▸ The problem:
Could you repeat the records below exactly, leaving out any pictures?

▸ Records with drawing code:
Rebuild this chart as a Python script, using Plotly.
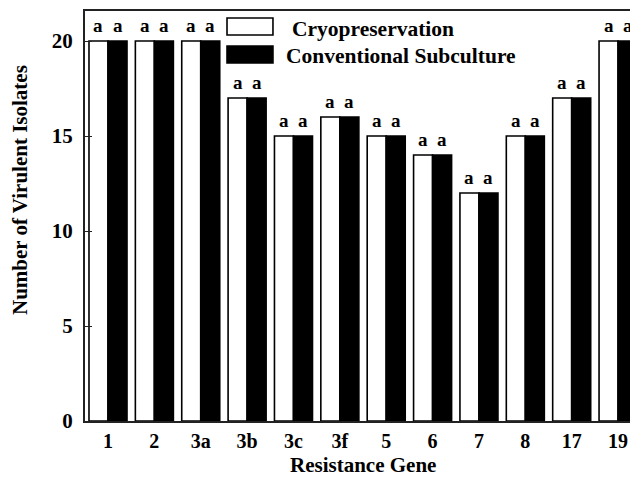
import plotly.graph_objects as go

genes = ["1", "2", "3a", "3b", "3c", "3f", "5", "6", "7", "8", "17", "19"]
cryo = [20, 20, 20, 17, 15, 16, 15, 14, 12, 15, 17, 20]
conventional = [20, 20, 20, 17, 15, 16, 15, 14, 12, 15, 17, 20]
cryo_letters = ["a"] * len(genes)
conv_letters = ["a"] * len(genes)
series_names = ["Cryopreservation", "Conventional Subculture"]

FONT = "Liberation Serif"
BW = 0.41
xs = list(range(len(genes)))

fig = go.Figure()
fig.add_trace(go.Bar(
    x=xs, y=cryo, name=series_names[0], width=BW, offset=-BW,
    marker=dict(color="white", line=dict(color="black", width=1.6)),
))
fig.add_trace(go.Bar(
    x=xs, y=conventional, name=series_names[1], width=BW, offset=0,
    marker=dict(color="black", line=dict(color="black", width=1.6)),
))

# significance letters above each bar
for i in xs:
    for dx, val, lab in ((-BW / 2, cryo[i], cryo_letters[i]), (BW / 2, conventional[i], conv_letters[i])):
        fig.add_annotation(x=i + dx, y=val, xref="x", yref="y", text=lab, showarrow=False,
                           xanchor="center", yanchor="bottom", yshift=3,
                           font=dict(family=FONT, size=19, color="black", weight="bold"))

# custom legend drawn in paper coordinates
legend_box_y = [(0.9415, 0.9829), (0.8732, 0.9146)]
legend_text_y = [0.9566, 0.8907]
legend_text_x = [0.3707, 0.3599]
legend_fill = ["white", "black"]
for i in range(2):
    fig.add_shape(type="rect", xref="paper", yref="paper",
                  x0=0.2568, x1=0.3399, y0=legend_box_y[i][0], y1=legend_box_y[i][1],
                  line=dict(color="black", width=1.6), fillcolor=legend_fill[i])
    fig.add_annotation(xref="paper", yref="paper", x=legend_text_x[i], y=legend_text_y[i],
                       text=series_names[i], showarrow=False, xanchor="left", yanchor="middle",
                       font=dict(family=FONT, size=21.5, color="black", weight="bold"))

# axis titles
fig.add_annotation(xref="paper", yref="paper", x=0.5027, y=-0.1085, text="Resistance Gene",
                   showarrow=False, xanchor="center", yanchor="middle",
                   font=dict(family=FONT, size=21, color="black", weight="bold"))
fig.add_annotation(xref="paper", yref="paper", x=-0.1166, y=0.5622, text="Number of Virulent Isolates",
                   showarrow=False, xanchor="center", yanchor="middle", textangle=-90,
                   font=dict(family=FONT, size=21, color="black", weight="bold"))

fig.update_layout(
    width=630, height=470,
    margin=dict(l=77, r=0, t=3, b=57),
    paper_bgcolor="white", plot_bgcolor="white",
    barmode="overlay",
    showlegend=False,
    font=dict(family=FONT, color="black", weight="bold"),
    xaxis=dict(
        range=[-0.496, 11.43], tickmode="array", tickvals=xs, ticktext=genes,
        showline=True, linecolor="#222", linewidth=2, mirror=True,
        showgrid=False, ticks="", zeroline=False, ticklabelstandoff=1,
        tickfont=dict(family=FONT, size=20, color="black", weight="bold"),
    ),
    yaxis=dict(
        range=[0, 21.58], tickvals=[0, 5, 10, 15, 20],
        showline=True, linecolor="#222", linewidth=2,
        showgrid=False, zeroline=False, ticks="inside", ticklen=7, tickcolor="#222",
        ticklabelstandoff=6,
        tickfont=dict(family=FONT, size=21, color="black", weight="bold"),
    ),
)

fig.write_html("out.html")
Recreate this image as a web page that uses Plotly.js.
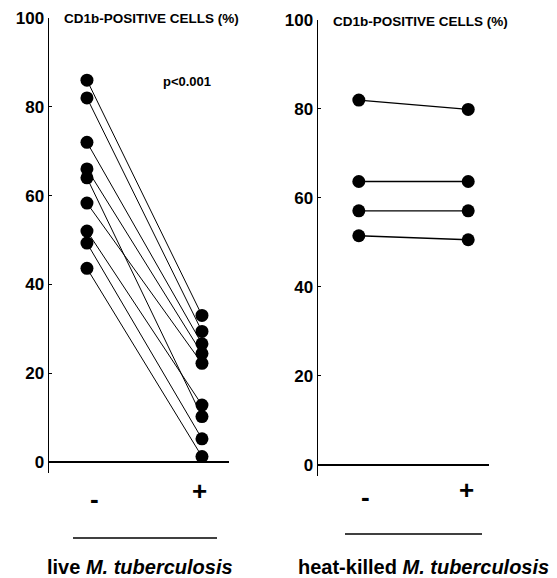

▸ Output below:
Rebuild this chart as a Python script, using Plotly.
import plotly.graph_objects as go

genes = ["1", "2", "3a", "3b", "3c", "3f", "5", "6", "7", "8", "17", "19"]
cryo = [20, 20, 20, 17, 15, 16, 15, 14, 12, 15, 17, 20]
conventional = [20, 20, 20, 17, 15, 16, 15, 14, 12, 15, 17, 20]
cryo_letters = ["a"] * len(genes)
conv_letters = ["a"] * len(genes)
series_names = ["Cryopreservation", "Conventional Subculture"]

FONT = "Liberation Serif"
BW = 0.41
xs = list(range(len(genes)))

fig = go.Figure()
fig.add_trace(go.Bar(
    x=xs, y=cryo, name=series_names[0], width=BW, offset=-BW,
    marker=dict(color="white", line=dict(color="black", width=1.6)),
))
fig.add_trace(go.Bar(
    x=xs, y=conventional, name=series_names[1], width=BW, offset=0,
    marker=dict(color="black", line=dict(color="black", width=1.6)),
))

# significance letters above each bar
for i in xs:
    for dx, val, lab in ((-BW / 2, cryo[i], cryo_letters[i]), (BW / 2, conventional[i], conv_letters[i])):
        fig.add_annotation(x=i + dx, y=val, xref="x", yref="y", text=lab, showarrow=False,
                           xanchor="center", yanchor="bottom", yshift=3,
                           font=dict(family=FONT, size=19, color="black", weight="bold"))

# custom legend drawn in paper coordinates
legend_box_y = [(0.9415, 0.9829), (0.8732, 0.9146)]
legend_text_y = [0.9566, 0.8907]
legend_text_x = [0.3707, 0.3599]
legend_fill = ["white", "black"]
for i in range(2):
    fig.add_shape(type="rect", xref="paper", yref="paper",
                  x0=0.2568, x1=0.3399, y0=legend_box_y[i][0], y1=legend_box_y[i][1],
                  line=dict(color="black", width=1.6), fillcolor=legend_fill[i])
    fig.add_annotation(xref="paper", yref="paper", x=legend_text_x[i], y=legend_text_y[i],
                       text=series_names[i], showarrow=False, xanchor="left", yanchor="middle",
                       font=dict(family=FONT, size=21.5, color="black", weight="bold"))

# axis titles
fig.add_annotation(xref="paper", yref="paper", x=0.5027, y=-0.1085, text="Resistance Gene",
                   showarrow=False, xanchor="center", yanchor="middle",
                   font=dict(family=FONT, size=21, color="black", weight="bold"))
fig.add_annotation(xref="paper", yref="paper", x=-0.1166, y=0.5622, text="Number of Virulent Isolates",
                   showarrow=False, xanchor="center", yanchor="middle", textangle=-90,
                   font=dict(family=FONT, size=21, color="black", weight="bold"))

fig.update_layout(
    width=630, height=470,
    margin=dict(l=77, r=0, t=3, b=57),
    paper_bgcolor="white", plot_bgcolor="white",
    barmode="overlay",
    showlegend=False,
    font=dict(family=FONT, color="black", weight="bold"),
    xaxis=dict(
        range=[-0.496, 11.43], tickmode="array", tickvals=xs, ticktext=genes,
        showline=True, linecolor="#222", linewidth=2, mirror=True,
        showgrid=False, ticks="", zeroline=False, ticklabelstandoff=1,
        tickfont=dict(family=FONT, size=20, color="black", weight="bold"),
    ),
    yaxis=dict(
        range=[0, 21.58], tickvals=[0, 5, 10, 15, 20],
        showline=True, linecolor="#222", linewidth=2,
        showgrid=False, zeroline=False, ticks="inside", ticklen=7, tickcolor="#222",
        ticklabelstandoff=6,
        tickfont=dict(family=FONT, size=21, color="black", weight="bold"),
    ),
)

fig.write_html("out.html")
Recreate this image as a web page that uses Plotly.js.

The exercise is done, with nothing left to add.